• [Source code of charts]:
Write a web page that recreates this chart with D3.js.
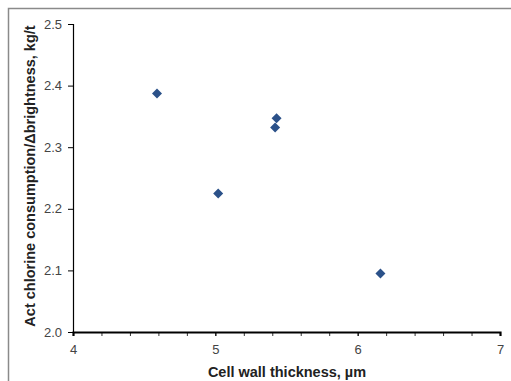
<!DOCTYPE html>
<html>
<head>
<meta charset="utf-8">
<script src="https://cdn.jsdelivr.net/npm/d3@7"></script>
<style>
	html, body { margin: 0; padding: 0; background: #fff; }
	svg { display: block; font-family: "Liberation Sans", Arial, sans-serif; }
</style>
</head>
<body>
<div id="chart"></div>
<script>
// データ
const wallThickness = [4.59, 5.43, 5.42, 5.02, 6.16];
const chlorinePerBrightness = [2.387, 2.347, 2.332, 2.225, 2.095];
const xTicks = [4, 5, 6, 7];
const yTicks = [2.0, 2.1, 2.2, 2.3, 2.4, 2.5];

const width = 511, height = 381;
const margin = { left: 73, right: 11, top: 24, bottom: 49 };

const svg = d3.select('#chart').append('svg')
	.attr('width', width)
	.attr('height', height);

// 外枠
svg.append('rect')
	.attr('x', 8.5).attr('y', 8.5)
	.attr('width', width).attr('height', height)
	.style('fill', 'none')
	.style('stroke', '#8a8a8a')
	.style('stroke-width', 1.5);

const x = d3.scaleLinear().domain([4, 7]).range([margin.left, width - margin.right]);
const y = d3.scaleLinear().domain([2.0, 2.5]).range([height - margin.bottom, margin.top]);

// y軸
const yAxis = svg.append('g')
	.attr('transform', `translate(${margin.left},0)`)
	.call(d3.axisLeft(y).tickValues(yTicks).tickFormat(d3.format('.1f')).tickSize(5).tickPadding(6));
yAxis.select('.domain').attr('stroke', '#000').attr('stroke-width', 1.2);
yAxis.selectAll('.tick line').attr('stroke', '#000');
yAxis.selectAll('text').style('font-size', '13px').style('fill', '#444');

// x軸（副目盛 0.2 刻み）
const minorTicks = d3.range(4, 7.001, 0.2).map(v => +v.toFixed(1));
const xMinor = svg.append('g')
	.attr('transform', `translate(0,${y(2.0)})`)
	.call(d3.axisBottom(x).tickValues(minorTicks).tickFormat('').tickSize(4));
xMinor.select('.domain').remove();
xMinor.selectAll('.tick line').attr('stroke', '#333');

const xAxis = svg.append('g')
	.attr('transform', `translate(0,${y(2.0)})`)
	.call(d3.axisBottom(x).tickValues(xTicks).tickFormat(d3.format('d')).tickSize(4).tickPadding(9));
xAxis.select('.domain').attr('stroke', '#000').attr('stroke-width', 2.2);
xAxis.selectAll('.tick line').attr('stroke', '#000');
xAxis.selectAll('text').style('font-size', '13px').style('fill', '#444');

// 軸タイトル
svg.append('text')
	.attr('x', 287)
	.attr('y', 377)
	.attr('text-anchor', 'middle')
	.style('font-size', '14.5px')
	.style('font-weight', 'bold')
	.style('fill', '#222')
	.text('Cell wall thickness, µm');

svg.append('text')
	.attr('transform', 'translate(35,176) rotate(-90)')
	.attr('text-anchor', 'middle')
	.style('font-size', '14.5px')
	.style('font-weight', 'bold')
	.style('fill', '#222')
	.text('Act chlorine consumption/Δbrightness, kg/t');

// 点（ひし形）
const diamond = d3.symbol().type(d3.symbolSquare).size(50);
svg.append('g')
	.selectAll('path')
	.data(wallThickness.map((v, i) => [v, chlorinePerBrightness[i]]))
	.enter()
	.append('path')
	.attr('d', diamond)
	.attr('transform', d => `translate(${x(d[0])},${y(d[1])}) rotate(45)`)
	.style('fill', '#2b5189');
</script>
</body>
</html>
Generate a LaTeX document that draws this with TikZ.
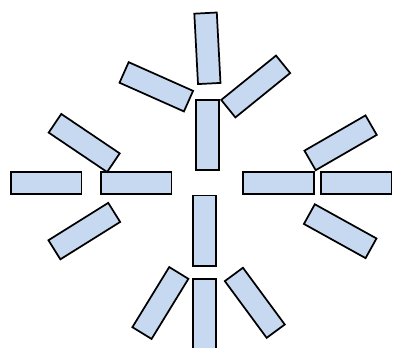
\documentclass[tikz,border=0pt]{standalone}
\definecolor{barblue}{RGB}{198,217,240}
\begin{document}
\begin{tikzpicture}[x=0.75pt, y=0.75pt,
  bar/.style={draw, fill=barblue, line width=1.3pt, inner sep=0pt, minimum width=70.5*0.75pt, minimum height=22.5*0.75pt}]
\useasboundingbox (0,0) rectangle (393,347);
% horizontal row
\node[bar] (lfar) at (46.3,164.1) {};
\node[bar] (linner) at (136.3,164.1) {};
\node[bar] (rinner) at (278.5,164.1) {};
\node[bar] (rfar) at (356.2,164.1) {};
% vertical column
\node[bar, rotate=90] (topc) at (207.5,212) {};
\node[bar, rotate=90] (botup) at (204.5,116.2) {};
\node[bar, rotate=90] (botlow) at (204.5,33) {};
% tilted ones
\node[bar, rotate=93] (toptop) at (207.4,298.7) {};
\node[bar, rotate=-24] (topleft) at (156.3,260.2) {};
\node[bar, rotate=39] (topright) at (255.7,260.5) {};
\node[bar, rotate=-34] (lup) at (84.2,204) {};
\node[bar, rotate=32] (llow) at (84.3,115.9) {};
\node[bar, rotate=30] (rup) at (340.6,204.2) {};
\node[bar, rotate=-29] (rlow) at (340.2,115.8) {};
\node[bar, rotate=58.5] (bl) at (160.4,44) {};
\node[bar, rotate=-53.6] (br) at (254.8,44.2) {};
\end{tikzpicture}
\end{document}
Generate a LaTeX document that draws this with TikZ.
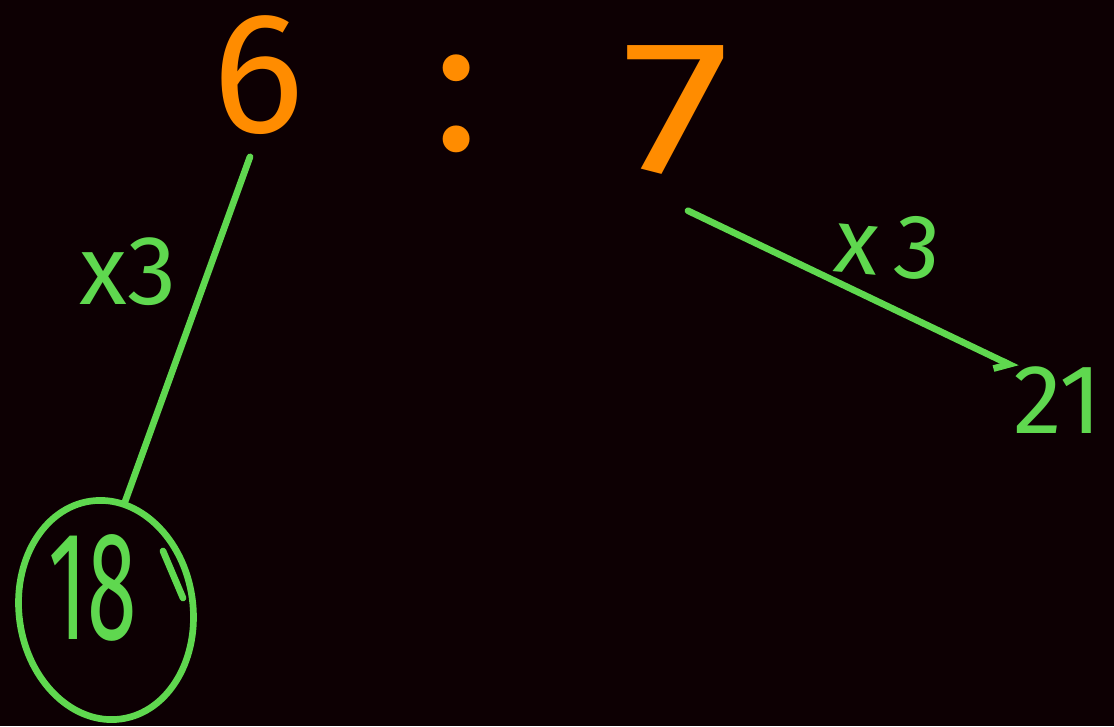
\documentclass[tikz,border=0pt]{standalone}
\usepackage{fontspec}
\setmainfont{Fira Sans}
\usepackage{xcolor}
\usepackage{graphicx}
\usetikzlibrary{calc,shapes.geometric,arrows.meta}
\definecolor{board}{HTML}{0D0003}
\definecolor{chalkorange}{HTML}{FF8C00}
\definecolor{chalkgreen}{HTML}{5FD84F}
\begin{document}
\begin{tikzpicture}[x=0.02cm,y=-0.02cm,
  orangenum/.style={chalkorange,inner sep=0pt,font=\fontsize{98}{98}\selectfont},
  greennum/.style={chalkgreen,inner sep=0pt},
  link/.style={chalkgreen,line width=3.8pt,line cap=round}]
% board
\fill[board] (0,0) rectangle (1114,726);
\useasboundingbox (0,0) rectangle (1114,726);
% ratio on top
\node[orangenum] (six) at (258,75) {6};
\node[orangenum,font=\fontsize{110}{110}\selectfont] (colon) at (457,104) {:};
\node[orangenum,font=\fontsize{108}{108}\selectfont] (seven) at (676,110) {\scalebox{1.3}[1]{7}};
% left side: circled result
\node[greennum,font=\fontsize{88}{88}\selectfont] (eighteen) at (93,588) {\scalebox{0.58}[1]{18}};
\node[draw=chalkgreen,line width=3.8pt,ellipse,minimum width=3.48cm,minimum height=4.4cm,
  rotate=8] (ring) at (106,610) {};
\draw[link] (163,551) -- (183,598);
\draw[link] ($(six.south)+(-8,22)$) -- (ring.72);
\node[greennum,font=\fontsize{56}{56}\selectfont] (lefttimes) at (128,272) {x3};
% right side: arrow to result
\node[greennum,font=\fontsize{56}{56}\selectfont] (twentyone) at (1058,400) {21};
\draw[link,-{Straight Barb[length=7pt,width=12pt,right]}]
  ($(seven.south)+(12,36)$) -- ($(twentyone.north west)+(4,2)$);
\node[greennum,font=\fontsize{52}{52}\selectfont,rotate=-5] (righttimes) at (888,246) {x\,3};
\end{tikzpicture}
\end{document}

• [Task description]:
Set the listing down in full and exactly. Pictures within it should not appear in the copy.

• [Response to this exercise]:
Write a web page that recreates this chart with D3.js.
<!DOCTYPE html>
<html>
<head>
<meta charset="utf-8">
<script src="https://cdn.jsdelivr.net/npm/d3@7"></script>
<style>
	html, body { margin: 0; padding: 0; background: #fff; }
	svg { display: block; font-family: "Liberation Sans", Arial, sans-serif; }
</style>
</head>
<body>
<div id="chart"></div>
<script>
// データ
const wallThickness = [4.59, 5.43, 5.42, 5.02, 6.16];
const chlorinePerBrightness = [2.387, 2.347, 2.332, 2.225, 2.095];
const xTicks = [4, 5, 6, 7];
const yTicks = [2.0, 2.1, 2.2, 2.3, 2.4, 2.5];

const width = 511, height = 381;
const margin = { left: 73, right: 11, top: 24, bottom: 49 };

const svg = d3.select('#chart').append('svg')
	.attr('width', width)
	.attr('height', height);

// 外枠
svg.append('rect')
	.attr('x', 8.5).attr('y', 8.5)
	.attr('width', width).attr('height', height)
	.style('fill', 'none')
	.style('stroke', '#8a8a8a')
	.style('stroke-width', 1.5);

const x = d3.scaleLinear().domain([4, 7]).range([margin.left, width - margin.right]);
const y = d3.scaleLinear().domain([2.0, 2.5]).range([height - margin.bottom, margin.top]);

// y軸
const yAxis = svg.append('g')
	.attr('transform', `translate(${margin.left},0)`)
	.call(d3.axisLeft(y).tickValues(yTicks).tickFormat(d3.format('.1f')).tickSize(5).tickPadding(6));
yAxis.select('.domain').attr('stroke', '#000').attr('stroke-width', 1.2);
yAxis.selectAll('.tick line').attr('stroke', '#000');
yAxis.selectAll('text').style('font-size', '13px').style('fill', '#444');

// x軸（副目盛 0.2 刻み）
const minorTicks = d3.range(4, 7.001, 0.2).map(v => +v.toFixed(1));
const xMinor = svg.append('g')
	.attr('transform', `translate(0,${y(2.0)})`)
	.call(d3.axisBottom(x).tickValues(minorTicks).tickFormat('').tickSize(4));
xMinor.select('.domain').remove();
xMinor.selectAll('.tick line').attr('stroke', '#333');

const xAxis = svg.append('g')
	.attr('transform', `translate(0,${y(2.0)})`)
	.call(d3.axisBottom(x).tickValues(xTicks).tickFormat(d3.format('d')).tickSize(4).tickPadding(9));
xAxis.select('.domain').attr('stroke', '#000').attr('stroke-width', 2.2);
xAxis.selectAll('.tick line').attr('stroke', '#000');
xAxis.selectAll('text').style('font-size', '13px').style('fill', '#444');

// 軸タイトル
svg.append('text')
	.attr('x', 287)
	.attr('y', 377)
	.attr('text-anchor', 'middle')
	.style('font-size', '14.5px')
	.style('font-weight', 'bold')
	.style('fill', '#222')
	.text('Cell wall thickness, µm');

svg.append('text')
	.attr('transform', 'translate(35,176) rotate(-90)')
	.attr('text-anchor', 'middle')
	.style('font-size', '14.5px')
	.style('font-weight', 'bold')
	.style('fill', '#222')
	.text('Act chlorine consumption/Δbrightness, kg/t');

// 点（ひし形）
const diamond = d3.symbol().type(d3.symbolSquare).size(50);
svg.append('g')
	.selectAll('path')
	.data(wallThickness.map((v, i) => [v, chlorinePerBrightness[i]]))
	.enter()
	.append('path')
	.attr('d', diamond)
	.attr('transform', d => `translate(${x(d[0])},${y(d[1])}) rotate(45)`)
	.style('fill', '#2b5189');
</script>
</body>
</html>
Generate a LaTeX document that draws this with TikZ.
\documentclass[tikz,border=0pt]{standalone}
\definecolor{barblue}{RGB}{198,217,240}
\begin{document}
\begin{tikzpicture}[x=0.75pt, y=0.75pt,
  bar/.style={draw, fill=barblue, line width=1.3pt, inner sep=0pt, minimum width=70.5*0.75pt, minimum height=22.5*0.75pt}]
\useasboundingbox (0,0) rectangle (393,347);
% horizontal row
\node[bar] (lfar) at (46.3,164.1) {};
\node[bar] (linner) at (136.3,164.1) {};
\node[bar] (rinner) at (278.5,164.1) {};
\node[bar] (rfar) at (356.2,164.1) {};
% vertical column
\node[bar, rotate=90] (topc) at (207.5,212) {};
\node[bar, rotate=90] (botup) at (204.5,116.2) {};
\node[bar, rotate=90] (botlow) at (204.5,33) {};
% tilted ones
\node[bar, rotate=93] (toptop) at (207.4,298.7) {};
\node[bar, rotate=-24] (topleft) at (156.3,260.2) {};
\node[bar, rotate=39] (topright) at (255.7,260.5) {};
\node[bar, rotate=-34] (lup) at (84.2,204) {};
\node[bar, rotate=32] (llow) at (84.3,115.9) {};
\node[bar, rotate=30] (rup) at (340.6,204.2) {};
\node[bar, rotate=-29] (rlow) at (340.2,115.8) {};
\node[bar, rotate=58.5] (bl) at (160.4,44) {};
\node[bar, rotate=-53.6] (br) at (254.8,44.2) {};
\end{tikzpicture}
\end{document}
Generate a LaTeX document that draws this with TikZ.
\documentclass[tikz,border=0pt]{standalone}
\usepackage{fontspec}
\setmainfont{Fira Sans}
\usepackage{xcolor}
\usepackage{graphicx}
\usetikzlibrary{calc,shapes.geometric,arrows.meta}
\definecolor{board}{HTML}{0D0003}
\definecolor{chalkorange}{HTML}{FF8C00}
\definecolor{chalkgreen}{HTML}{5FD84F}
\begin{document}
\begin{tikzpicture}[x=0.02cm,y=-0.02cm,
  orangenum/.style={chalkorange,inner sep=0pt,font=\fontsize{98}{98}\selectfont},
  greennum/.style={chalkgreen,inner sep=0pt},
  link/.style={chalkgreen,line width=3.8pt,line cap=round}]
% board
\fill[board] (0,0) rectangle (1114,726);
\useasboundingbox (0,0) rectangle (1114,726);
% ratio on top
\node[orangenum] (six) at (258,75) {6};
\node[orangenum,font=\fontsize{110}{110}\selectfont] (colon) at (457,104) {:};
\node[orangenum,font=\fontsize{108}{108}\selectfont] (seven) at (676,110) {\scalebox{1.3}[1]{7}};
% left side: circled result
\node[greennum,font=\fontsize{88}{88}\selectfont] (eighteen) at (93,588) {\scalebox{0.58}[1]{18}};
\node[draw=chalkgreen,line width=3.8pt,ellipse,minimum width=3.48cm,minimum height=4.4cm,
  rotate=8] (ring) at (106,610) {};
\draw[link] (163,551) -- (183,598);
\draw[link] ($(six.south)+(-8,22)$) -- (ring.72);
\node[greennum,font=\fontsize{56}{56}\selectfont] (lefttimes) at (128,272) {x3};
% right side: arrow to result
\node[greennum,font=\fontsize{56}{56}\selectfont] (twentyone) at (1058,400) {21};
\draw[link,-{Straight Barb[length=7pt,width=12pt,right]}]
  ($(seven.south)+(12,36)$) -- ($(twentyone.north west)+(4,2)$);
\node[greennum,font=\fontsize{52}{52}\selectfont,rotate=-5] (righttimes) at (888,246) {x\,3};
\end{tikzpicture}
\end{document}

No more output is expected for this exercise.